**WRITTEN REQUEST**.
Repeat the material exactly from its first line to the line that includes "fig = go.Figure()". Skip pictures.
=== DATA SHOWN ===
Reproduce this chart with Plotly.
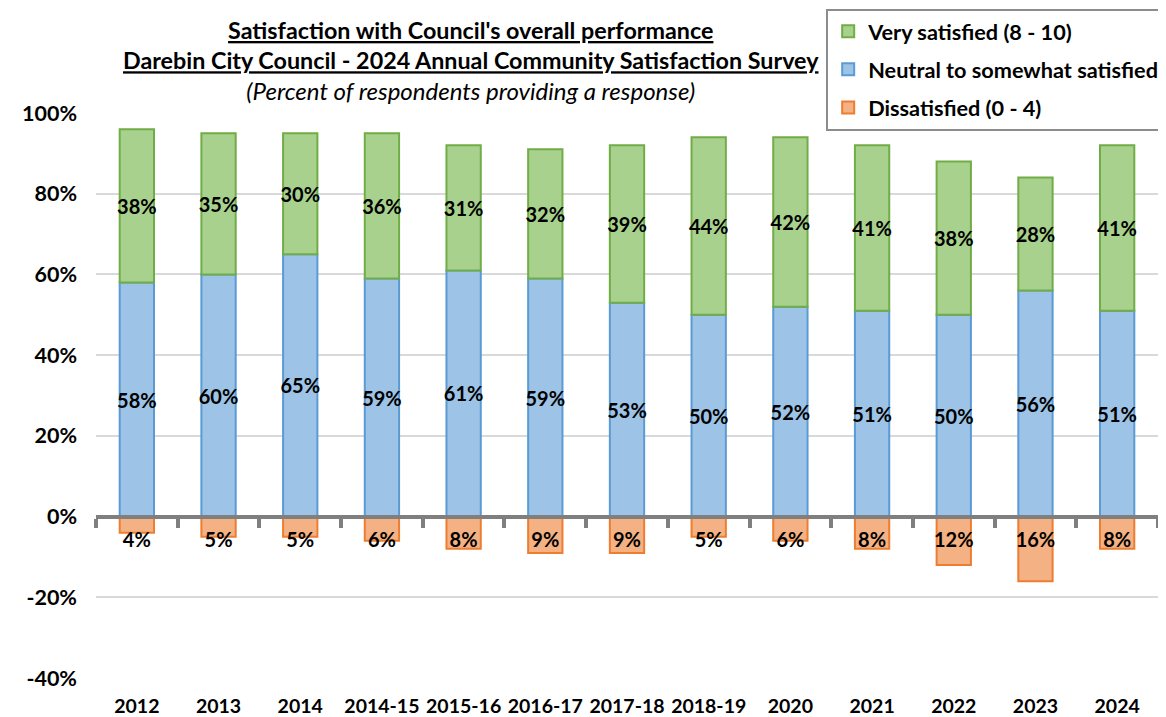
import plotly.graph_objects as go

categories = ["2012", "2013", "2014", "2014-15", "2015-16", "2016-17", "2017-18",
              "2018-19", "2020", "2021", "2022", "2023", "2024"]
very_satisfied = [38, 35, 30, 36, 31, 32, 39, 44, 42, 41, 38, 28, 41]
neutral = [58, 60, 65, 59, 61, 59, 53, 50, 52, 51, 50, 56, 51]
dissatisfied = [4, 5, 5, 6, 8, 9, 9, 5, 6, 8, 12, 16, 8]
y_ticks = [-40, -20, 0, 20, 40, 60, 80, 100]
y_tick_labels = ["-40%", "-20%", "0%", "20%", "40%", "60%", "80%", "100%"]
dissatisfied_label_y = -6.3

FONT = "Lato"
W, H = 1158, 709
ml, mr, mt, mb = 88, 1, 102, 39
plot_h = H - mt - mb
plot_w = W - ml - mr
LBL = dict(family=FONT, size=20, color="black", weight="bold")

fig = go.Figure()

fig.add_trace(go.Bar(
    x=categories, y=neutral, name="Neutral to somewhat satisfied",
    marker=dict(color="#9DC3E6", line=dict(color="#5B9BD5", width=2)),
    text=[f"{v}%" for v in neutral], textposition="inside", insidetextanchor="middle",
    textfont=LBL, textangle=0, constraintext="none",
    legendgroup="b", legendrank=2, width=0.42,
))
fig.add_trace(go.Bar(
    x=categories, y=very_satisfied, name="Very satisfied (8 - 10)",
    marker=dict(color="#A9D18E", line=dict(color="#70AD47", width=2)),
    text=[f"{v}%" for v in very_satisfied], textposition="inside", insidetextanchor="middle",
    textfont=LBL, textangle=0, constraintext="none",
    legendgroup="a", legendrank=1, width=0.42,
))
fig.add_trace(go.Bar(
    x=categories, y=[-v for v in dissatisfied], name="Dissatisfied (0 - 4)",
    marker=dict(color="#F4B183", line=dict(color="#ED7D31", width=2)),
    legendgroup="c", legendrank=3, width=0.42,
))
fig.add_trace(go.Scatter(
    x=categories, y=[dissatisfied_label_y] * len(categories), mode="text",
    text=[f"{v}%" for v in dissatisfied], textfont=LBL,
    showlegend=False, hoverinfo="skip",
))
# dummy trace for zero-line axis
fig.add_trace(go.Scatter(x=categories, y=[None] * len(categories), xaxis="x2",
                         showlegend=False, hoverinfo="skip", mode="markers"))

zero_pos = (0 - (-40)) / 140

fig.update_layout(
    width=W, height=H,
    margin=dict(l=ml, r=mr, t=mt, b=mb),
    barmode="relative",
    plot_bgcolor="white", paper_bgcolor="white",
    font=dict(family=FONT, color="black"),
    xaxis=dict(
        type="category", showgrid=False, showline=False, ticks="",
        tickfont=dict(family=FONT, size=19.5, color="black", weight="bold"),
        ticklabelstandoff=14,
        range=[-0.5, len(categories) - 0.5],
    ),
    xaxis2=dict(
        type="category", overlaying="x", anchor="free", position=zero_pos,
        matches="x", showline=True, linecolor="#7f7f7f", linewidth=4,
        ticks="outside", tickson="boundaries", ticklen=9, tickwidth=4, tickcolor="#7f7f7f",
        showticklabels=False, showgrid=False, layer="above traces",
        range=[-0.5, len(categories) - 0.5],
    ),
    yaxis=dict(
        range=[-40, 100], tickvals=y_ticks, ticktext=y_tick_labels,
        showgrid=True, gridcolor="#d9d9d9", gridwidth=1.5, zeroline=False,
        ticklabelstandoff=18,
        tickfont=dict(family=FONT, size=21.5, color="black", weight="bold"),
    ),
    showlegend=True,
    legend=dict(
        x=(823 - ml) / plot_w, y=(H - mb + 3) / plot_h, xanchor="left", yanchor="top",
        bordercolor="#8c8c8c", borderwidth=2, bgcolor="white",
        font=dict(family=FONT, size=21.7, color="black", weight="bold"),
        traceorder="grouped", tracegroupgap=7, itemwidth=30,
    ),
)

fig.add_annotation(
    xref="paper", yref="paper",
    x=(465 - ml) / plot_w, y=(H - mb - 2) / plot_h, xanchor="center", yanchor="top",
    text="<b><u>Satisfaction with Council's overall performance</u></b><br>"
         "<b><u>Darebin City Council - 2024 Annual Community Satisfaction Survey</u></b><br>"
         "<i><span style='font-size:24px'>(Percent of respondents providing a response)</span></i>",
    showarrow=False, align="center",
    font=dict(family=FONT, size=23.3, color="black"),
)

fig.write_html("out.html")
===
**RESULT OF THE EXERCISE**.
Reproduce this chart with Plotly.
import plotly.graph_objects as go

categories = ["2012", "2013", "2014", "2014-15", "2015-16", "2016-17", "2017-18",
              "2018-19", "2020", "2021", "2022", "2023", "2024"]
very_satisfied = [38, 35, 30, 36, 31, 32, 39, 44, 42, 41, 38, 28, 41]
neutral = [58, 60, 65, 59, 61, 59, 53, 50, 52, 51, 50, 56, 51]
dissatisfied = [4, 5, 5, 6, 8, 9, 9, 5, 6, 8, 12, 16, 8]
y_ticks = [-40, -20, 0, 20, 40, 60, 80, 100]
y_tick_labels = ["-40%", "-20%", "0%", "20%", "40%", "60%", "80%", "100%"]
dissatisfied_label_y = -6.3

FONT = "Lato"
W, H = 1158, 709
ml, mr, mt, mb = 88, 1, 102, 39
plot_h = H - mt - mb
plot_w = W - ml - mr
LBL = dict(family=FONT, size=20, color="black", weight="bold")

fig = go.Figure()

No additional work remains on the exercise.